-- Exercise requirements --
Retype word for word the lines lying between the line containing "Rebuild this chart" and the line containing "const irf1259Ticks = d3.range(0, 451, 50);", together with those two lines themselves, and nothing besides.

-- Extracted information --

------------------------------

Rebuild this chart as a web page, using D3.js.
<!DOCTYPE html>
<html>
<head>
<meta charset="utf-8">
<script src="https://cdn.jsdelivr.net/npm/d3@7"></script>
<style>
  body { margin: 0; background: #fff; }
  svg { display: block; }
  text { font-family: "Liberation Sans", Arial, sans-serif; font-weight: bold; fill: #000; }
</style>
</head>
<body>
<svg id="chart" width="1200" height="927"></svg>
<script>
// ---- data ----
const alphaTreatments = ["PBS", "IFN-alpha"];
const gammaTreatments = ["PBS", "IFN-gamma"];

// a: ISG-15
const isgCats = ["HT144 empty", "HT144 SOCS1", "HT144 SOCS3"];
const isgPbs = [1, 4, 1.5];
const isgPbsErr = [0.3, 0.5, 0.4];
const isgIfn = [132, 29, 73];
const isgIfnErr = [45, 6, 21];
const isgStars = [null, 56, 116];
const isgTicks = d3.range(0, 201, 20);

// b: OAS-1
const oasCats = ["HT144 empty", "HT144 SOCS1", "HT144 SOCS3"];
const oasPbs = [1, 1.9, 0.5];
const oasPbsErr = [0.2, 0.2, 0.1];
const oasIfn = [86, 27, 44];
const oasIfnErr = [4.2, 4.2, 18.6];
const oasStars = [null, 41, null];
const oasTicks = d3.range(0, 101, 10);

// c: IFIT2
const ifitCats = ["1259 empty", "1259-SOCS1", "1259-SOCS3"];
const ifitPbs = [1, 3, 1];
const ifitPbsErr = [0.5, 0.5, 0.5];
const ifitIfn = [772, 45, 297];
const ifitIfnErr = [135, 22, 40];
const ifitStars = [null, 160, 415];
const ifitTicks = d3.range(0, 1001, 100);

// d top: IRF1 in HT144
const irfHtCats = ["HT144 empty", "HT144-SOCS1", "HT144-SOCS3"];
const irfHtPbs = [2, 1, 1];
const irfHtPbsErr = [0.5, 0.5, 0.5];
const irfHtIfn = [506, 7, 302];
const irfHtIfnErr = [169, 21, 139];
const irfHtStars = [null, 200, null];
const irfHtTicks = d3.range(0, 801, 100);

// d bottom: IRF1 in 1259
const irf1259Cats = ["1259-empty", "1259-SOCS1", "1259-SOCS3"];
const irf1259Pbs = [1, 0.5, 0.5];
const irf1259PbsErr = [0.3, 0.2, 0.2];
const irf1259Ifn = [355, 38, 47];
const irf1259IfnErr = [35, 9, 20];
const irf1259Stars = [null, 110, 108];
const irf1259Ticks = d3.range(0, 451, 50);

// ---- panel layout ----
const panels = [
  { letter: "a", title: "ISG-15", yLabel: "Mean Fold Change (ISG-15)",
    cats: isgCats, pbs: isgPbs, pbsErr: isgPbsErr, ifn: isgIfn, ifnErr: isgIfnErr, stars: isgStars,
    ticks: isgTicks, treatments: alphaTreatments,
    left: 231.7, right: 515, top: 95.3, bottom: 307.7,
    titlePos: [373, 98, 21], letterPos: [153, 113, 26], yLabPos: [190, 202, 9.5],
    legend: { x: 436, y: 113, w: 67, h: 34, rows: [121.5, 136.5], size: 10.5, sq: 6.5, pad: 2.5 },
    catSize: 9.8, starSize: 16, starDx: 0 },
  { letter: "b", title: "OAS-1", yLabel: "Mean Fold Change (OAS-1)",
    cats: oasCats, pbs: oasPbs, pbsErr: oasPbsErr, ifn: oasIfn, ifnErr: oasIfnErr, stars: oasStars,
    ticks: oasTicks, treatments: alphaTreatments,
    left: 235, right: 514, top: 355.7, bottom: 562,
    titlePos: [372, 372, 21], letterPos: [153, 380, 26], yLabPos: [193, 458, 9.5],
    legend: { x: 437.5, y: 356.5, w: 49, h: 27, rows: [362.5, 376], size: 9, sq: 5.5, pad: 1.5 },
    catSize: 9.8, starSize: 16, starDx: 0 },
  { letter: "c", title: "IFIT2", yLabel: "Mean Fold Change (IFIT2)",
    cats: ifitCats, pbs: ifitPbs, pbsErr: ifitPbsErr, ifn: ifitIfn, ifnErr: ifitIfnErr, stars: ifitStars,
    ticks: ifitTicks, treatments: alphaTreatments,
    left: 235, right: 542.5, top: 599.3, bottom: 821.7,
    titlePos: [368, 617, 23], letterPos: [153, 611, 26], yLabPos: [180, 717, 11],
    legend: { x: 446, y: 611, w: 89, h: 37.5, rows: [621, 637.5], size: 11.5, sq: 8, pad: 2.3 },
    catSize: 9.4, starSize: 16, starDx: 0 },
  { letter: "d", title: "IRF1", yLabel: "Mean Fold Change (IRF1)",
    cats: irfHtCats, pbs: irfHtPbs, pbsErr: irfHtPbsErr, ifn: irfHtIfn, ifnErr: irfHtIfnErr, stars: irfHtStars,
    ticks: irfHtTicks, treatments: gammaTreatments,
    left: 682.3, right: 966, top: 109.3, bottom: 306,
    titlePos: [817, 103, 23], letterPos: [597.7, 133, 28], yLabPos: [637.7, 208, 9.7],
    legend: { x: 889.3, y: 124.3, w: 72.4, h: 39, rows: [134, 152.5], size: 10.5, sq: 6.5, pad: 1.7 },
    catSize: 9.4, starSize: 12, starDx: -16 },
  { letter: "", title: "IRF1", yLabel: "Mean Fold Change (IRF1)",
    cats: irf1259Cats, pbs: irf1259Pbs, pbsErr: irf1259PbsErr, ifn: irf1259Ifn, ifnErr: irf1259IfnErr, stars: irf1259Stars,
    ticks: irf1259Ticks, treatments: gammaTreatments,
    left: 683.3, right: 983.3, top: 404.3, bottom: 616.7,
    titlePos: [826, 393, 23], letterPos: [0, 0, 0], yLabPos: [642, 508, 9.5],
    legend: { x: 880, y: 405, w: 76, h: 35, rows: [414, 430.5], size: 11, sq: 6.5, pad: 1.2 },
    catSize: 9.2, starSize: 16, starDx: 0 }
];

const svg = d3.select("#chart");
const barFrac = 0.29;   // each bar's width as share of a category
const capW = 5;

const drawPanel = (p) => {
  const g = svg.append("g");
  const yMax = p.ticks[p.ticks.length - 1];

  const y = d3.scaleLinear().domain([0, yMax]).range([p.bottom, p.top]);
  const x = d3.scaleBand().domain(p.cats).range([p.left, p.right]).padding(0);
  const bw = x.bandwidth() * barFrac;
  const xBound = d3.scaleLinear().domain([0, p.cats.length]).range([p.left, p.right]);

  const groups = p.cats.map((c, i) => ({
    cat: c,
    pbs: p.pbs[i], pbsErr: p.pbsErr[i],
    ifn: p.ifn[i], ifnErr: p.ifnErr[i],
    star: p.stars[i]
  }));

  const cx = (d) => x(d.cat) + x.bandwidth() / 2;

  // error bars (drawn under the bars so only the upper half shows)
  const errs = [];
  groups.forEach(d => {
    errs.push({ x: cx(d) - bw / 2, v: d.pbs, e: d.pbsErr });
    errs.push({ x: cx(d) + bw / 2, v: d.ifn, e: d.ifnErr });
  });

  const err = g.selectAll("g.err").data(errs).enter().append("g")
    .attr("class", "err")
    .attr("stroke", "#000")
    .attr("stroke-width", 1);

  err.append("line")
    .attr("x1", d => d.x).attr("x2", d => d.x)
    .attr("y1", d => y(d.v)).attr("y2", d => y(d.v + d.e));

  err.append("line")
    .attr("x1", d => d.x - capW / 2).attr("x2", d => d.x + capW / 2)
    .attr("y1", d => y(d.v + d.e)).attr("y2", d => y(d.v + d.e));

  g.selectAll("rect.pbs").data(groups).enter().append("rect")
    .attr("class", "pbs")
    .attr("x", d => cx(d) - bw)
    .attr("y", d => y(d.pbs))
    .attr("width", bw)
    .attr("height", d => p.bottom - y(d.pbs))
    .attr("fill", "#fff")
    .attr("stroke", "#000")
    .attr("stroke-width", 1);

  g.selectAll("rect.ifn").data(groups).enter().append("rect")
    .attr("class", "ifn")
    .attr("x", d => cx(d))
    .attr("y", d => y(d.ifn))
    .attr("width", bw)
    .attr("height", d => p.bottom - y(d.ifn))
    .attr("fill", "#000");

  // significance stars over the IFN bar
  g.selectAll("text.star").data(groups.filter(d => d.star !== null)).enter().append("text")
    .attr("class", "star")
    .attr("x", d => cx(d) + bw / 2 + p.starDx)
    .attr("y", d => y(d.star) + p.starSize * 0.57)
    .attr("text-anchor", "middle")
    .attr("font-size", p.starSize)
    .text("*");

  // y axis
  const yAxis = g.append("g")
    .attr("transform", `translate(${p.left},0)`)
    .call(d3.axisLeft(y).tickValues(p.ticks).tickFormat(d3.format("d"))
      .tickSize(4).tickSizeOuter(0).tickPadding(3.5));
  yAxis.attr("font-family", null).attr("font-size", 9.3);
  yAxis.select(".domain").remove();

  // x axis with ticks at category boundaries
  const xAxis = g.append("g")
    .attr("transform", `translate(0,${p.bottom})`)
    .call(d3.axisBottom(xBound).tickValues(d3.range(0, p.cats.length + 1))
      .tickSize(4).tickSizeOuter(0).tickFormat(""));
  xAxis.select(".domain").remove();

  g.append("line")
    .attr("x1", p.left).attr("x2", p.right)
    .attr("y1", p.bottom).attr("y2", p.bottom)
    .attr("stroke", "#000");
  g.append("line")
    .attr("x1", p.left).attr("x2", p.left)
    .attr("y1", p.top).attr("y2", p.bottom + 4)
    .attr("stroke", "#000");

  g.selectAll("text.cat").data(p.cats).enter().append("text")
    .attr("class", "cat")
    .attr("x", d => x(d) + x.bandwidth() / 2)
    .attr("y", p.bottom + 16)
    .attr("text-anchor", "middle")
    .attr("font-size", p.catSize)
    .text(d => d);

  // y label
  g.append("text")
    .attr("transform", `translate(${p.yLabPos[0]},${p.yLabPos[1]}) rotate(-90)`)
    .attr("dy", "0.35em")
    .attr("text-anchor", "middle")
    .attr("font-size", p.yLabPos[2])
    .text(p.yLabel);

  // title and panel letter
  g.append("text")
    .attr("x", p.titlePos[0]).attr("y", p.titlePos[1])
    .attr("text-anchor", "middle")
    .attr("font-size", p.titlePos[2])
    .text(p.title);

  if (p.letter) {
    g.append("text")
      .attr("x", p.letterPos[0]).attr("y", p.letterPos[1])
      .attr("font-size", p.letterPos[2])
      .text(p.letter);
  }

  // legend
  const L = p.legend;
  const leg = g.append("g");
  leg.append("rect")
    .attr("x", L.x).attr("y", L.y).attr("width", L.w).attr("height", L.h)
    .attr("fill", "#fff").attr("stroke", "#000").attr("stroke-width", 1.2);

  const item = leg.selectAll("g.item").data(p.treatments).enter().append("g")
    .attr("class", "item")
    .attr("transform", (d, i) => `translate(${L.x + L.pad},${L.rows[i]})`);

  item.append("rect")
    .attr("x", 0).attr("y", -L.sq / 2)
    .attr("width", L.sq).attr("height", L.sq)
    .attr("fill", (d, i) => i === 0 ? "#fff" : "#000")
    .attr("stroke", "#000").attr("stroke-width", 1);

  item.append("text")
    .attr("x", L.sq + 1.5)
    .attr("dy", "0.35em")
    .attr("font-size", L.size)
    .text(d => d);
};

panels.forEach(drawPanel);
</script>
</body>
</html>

------------------------------

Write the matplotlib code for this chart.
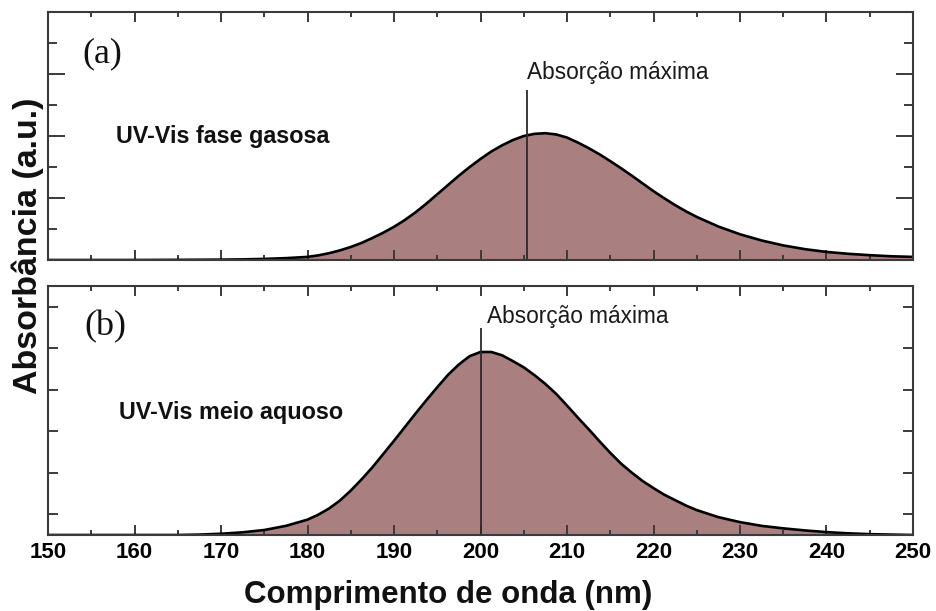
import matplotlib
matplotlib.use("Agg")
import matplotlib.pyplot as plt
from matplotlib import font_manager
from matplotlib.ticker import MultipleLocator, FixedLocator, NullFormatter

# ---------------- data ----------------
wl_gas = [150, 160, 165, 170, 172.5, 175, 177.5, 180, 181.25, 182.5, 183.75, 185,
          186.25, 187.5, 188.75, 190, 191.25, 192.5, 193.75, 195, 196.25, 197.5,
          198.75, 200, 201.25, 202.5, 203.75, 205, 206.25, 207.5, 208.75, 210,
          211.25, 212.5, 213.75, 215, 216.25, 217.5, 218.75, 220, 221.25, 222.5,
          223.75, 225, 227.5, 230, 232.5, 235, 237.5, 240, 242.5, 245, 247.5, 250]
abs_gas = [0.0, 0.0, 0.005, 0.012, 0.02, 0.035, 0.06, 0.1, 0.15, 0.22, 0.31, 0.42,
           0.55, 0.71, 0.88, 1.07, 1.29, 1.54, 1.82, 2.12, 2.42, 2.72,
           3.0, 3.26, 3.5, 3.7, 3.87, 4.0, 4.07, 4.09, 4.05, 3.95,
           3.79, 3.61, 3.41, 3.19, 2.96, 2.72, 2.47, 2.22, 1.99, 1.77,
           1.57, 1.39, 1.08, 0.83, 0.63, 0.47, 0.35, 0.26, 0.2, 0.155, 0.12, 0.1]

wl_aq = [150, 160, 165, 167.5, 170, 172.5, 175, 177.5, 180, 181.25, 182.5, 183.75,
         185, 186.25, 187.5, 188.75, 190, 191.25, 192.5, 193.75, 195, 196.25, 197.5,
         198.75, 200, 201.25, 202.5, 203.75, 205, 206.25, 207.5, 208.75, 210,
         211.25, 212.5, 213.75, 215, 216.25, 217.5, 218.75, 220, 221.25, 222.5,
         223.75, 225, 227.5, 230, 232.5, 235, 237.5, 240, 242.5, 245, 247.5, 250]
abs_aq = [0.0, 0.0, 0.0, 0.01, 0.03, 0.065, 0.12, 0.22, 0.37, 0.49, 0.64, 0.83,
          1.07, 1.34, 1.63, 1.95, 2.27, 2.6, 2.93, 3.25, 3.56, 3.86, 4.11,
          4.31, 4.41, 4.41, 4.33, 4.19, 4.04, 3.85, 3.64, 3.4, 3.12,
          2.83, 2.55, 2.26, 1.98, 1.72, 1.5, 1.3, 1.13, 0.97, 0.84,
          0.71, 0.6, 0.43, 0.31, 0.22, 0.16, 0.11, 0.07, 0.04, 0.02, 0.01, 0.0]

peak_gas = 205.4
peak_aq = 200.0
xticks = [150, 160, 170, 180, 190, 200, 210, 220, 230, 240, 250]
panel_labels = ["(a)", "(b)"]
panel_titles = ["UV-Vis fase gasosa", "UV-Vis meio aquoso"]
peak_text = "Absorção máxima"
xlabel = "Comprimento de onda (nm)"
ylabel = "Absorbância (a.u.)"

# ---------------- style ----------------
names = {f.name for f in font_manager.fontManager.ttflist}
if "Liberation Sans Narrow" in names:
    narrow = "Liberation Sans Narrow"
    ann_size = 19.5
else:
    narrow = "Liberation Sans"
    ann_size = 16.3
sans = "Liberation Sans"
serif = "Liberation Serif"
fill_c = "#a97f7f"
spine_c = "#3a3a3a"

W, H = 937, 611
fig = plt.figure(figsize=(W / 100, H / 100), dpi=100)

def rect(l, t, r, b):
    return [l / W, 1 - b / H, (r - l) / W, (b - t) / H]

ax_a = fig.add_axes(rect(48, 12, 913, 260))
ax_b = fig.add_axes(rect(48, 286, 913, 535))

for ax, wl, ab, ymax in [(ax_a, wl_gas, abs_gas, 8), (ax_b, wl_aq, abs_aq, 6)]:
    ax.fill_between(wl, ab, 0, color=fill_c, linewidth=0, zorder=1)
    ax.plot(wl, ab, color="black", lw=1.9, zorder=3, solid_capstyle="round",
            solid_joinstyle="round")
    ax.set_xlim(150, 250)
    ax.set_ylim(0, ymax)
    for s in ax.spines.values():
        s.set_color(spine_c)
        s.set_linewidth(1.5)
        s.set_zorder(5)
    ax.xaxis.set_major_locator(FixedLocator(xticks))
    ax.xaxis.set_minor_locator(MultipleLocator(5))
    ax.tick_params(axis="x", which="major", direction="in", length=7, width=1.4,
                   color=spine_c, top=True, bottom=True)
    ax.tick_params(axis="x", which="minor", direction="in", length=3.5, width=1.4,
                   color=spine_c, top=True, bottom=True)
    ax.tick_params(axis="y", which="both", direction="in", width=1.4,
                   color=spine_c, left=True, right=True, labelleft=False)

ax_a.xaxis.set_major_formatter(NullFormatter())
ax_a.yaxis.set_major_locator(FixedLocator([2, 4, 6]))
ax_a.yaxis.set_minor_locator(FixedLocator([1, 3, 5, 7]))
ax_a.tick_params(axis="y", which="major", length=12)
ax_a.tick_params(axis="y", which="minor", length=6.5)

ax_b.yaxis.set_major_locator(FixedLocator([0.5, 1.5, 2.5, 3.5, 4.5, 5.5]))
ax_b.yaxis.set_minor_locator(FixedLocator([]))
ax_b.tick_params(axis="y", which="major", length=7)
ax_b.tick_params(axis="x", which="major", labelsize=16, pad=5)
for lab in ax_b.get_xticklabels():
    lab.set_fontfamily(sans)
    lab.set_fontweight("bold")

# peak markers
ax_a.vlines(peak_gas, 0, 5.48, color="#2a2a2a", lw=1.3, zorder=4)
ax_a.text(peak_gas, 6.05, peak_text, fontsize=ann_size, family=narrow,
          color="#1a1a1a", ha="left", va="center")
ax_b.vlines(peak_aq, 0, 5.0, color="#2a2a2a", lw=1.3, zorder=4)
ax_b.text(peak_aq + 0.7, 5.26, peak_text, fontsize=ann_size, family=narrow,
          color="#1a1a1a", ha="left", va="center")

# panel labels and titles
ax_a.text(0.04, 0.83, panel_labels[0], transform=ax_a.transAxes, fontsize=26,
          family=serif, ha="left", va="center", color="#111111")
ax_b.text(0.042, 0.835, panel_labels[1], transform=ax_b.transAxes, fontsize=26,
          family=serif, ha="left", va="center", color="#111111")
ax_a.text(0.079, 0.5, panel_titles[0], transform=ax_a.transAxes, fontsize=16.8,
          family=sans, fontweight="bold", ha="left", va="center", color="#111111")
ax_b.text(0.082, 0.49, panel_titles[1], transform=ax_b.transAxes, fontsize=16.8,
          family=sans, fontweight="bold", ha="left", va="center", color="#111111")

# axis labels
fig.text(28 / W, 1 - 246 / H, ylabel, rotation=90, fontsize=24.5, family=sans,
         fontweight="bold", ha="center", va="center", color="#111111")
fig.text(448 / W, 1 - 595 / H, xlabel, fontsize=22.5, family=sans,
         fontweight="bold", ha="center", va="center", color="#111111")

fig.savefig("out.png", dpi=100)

------------------------------

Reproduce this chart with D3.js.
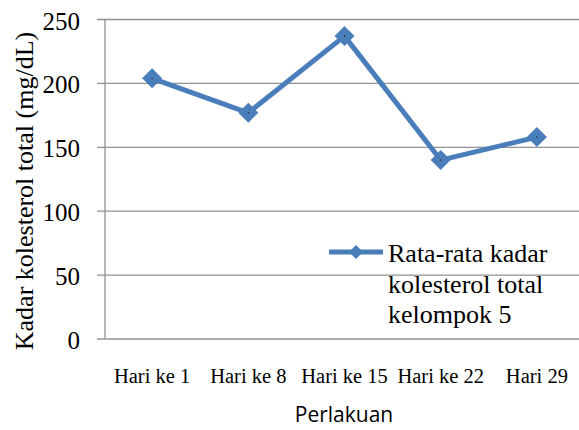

------------------------------

-- Reply to the task --
Rebuild this chart as a web page, using D3.js.
<!DOCTYPE html>
<html>
<head>
<meta charset="utf-8">
<script src="https://cdn.jsdelivr.net/npm/d3@7"></script>
<style>
  body { margin: 0; background: #fff; }
  svg { display: block; }
  text { font-family: "Liberation Sans", Arial, sans-serif; font-weight: bold; fill: #000; }
</style>
</head>
<body>
<svg id="chart" width="1200" height="927"></svg>
<script>
// ---- data ----
const alphaTreatments = ["PBS", "IFN-alpha"];
const gammaTreatments = ["PBS", "IFN-gamma"];

// a: ISG-15
const isgCats = ["HT144 empty", "HT144 SOCS1", "HT144 SOCS3"];
const isgPbs = [1, 4, 1.5];
const isgPbsErr = [0.3, 0.5, 0.4];
const isgIfn = [132, 29, 73];
const isgIfnErr = [45, 6, 21];
const isgStars = [null, 56, 116];
const isgTicks = d3.range(0, 201, 20);

// b: OAS-1
const oasCats = ["HT144 empty", "HT144 SOCS1", "HT144 SOCS3"];
const oasPbs = [1, 1.9, 0.5];
const oasPbsErr = [0.2, 0.2, 0.1];
const oasIfn = [86, 27, 44];
const oasIfnErr = [4.2, 4.2, 18.6];
const oasStars = [null, 41, null];
const oasTicks = d3.range(0, 101, 10);

// c: IFIT2
const ifitCats = ["1259 empty", "1259-SOCS1", "1259-SOCS3"];
const ifitPbs = [1, 3, 1];
const ifitPbsErr = [0.5, 0.5, 0.5];
const ifitIfn = [772, 45, 297];
const ifitIfnErr = [135, 22, 40];
const ifitStars = [null, 160, 415];
const ifitTicks = d3.range(0, 1001, 100);

// d top: IRF1 in HT144
const irfHtCats = ["HT144 empty", "HT144-SOCS1", "HT144-SOCS3"];
const irfHtPbs = [2, 1, 1];
const irfHtPbsErr = [0.5, 0.5, 0.5];
const irfHtIfn = [506, 7, 302];
const irfHtIfnErr = [169, 21, 139];
const irfHtStars = [null, 200, null];
const irfHtTicks = d3.range(0, 801, 100);

// d bottom: IRF1 in 1259
const irf1259Cats = ["1259-empty", "1259-SOCS1", "1259-SOCS3"];
const irf1259Pbs = [1, 0.5, 0.5];
const irf1259PbsErr = [0.3, 0.2, 0.2];
const irf1259Ifn = [355, 38, 47];
const irf1259IfnErr = [35, 9, 20];
const irf1259Stars = [null, 110, 108];
const irf1259Ticks = d3.range(0, 451, 50);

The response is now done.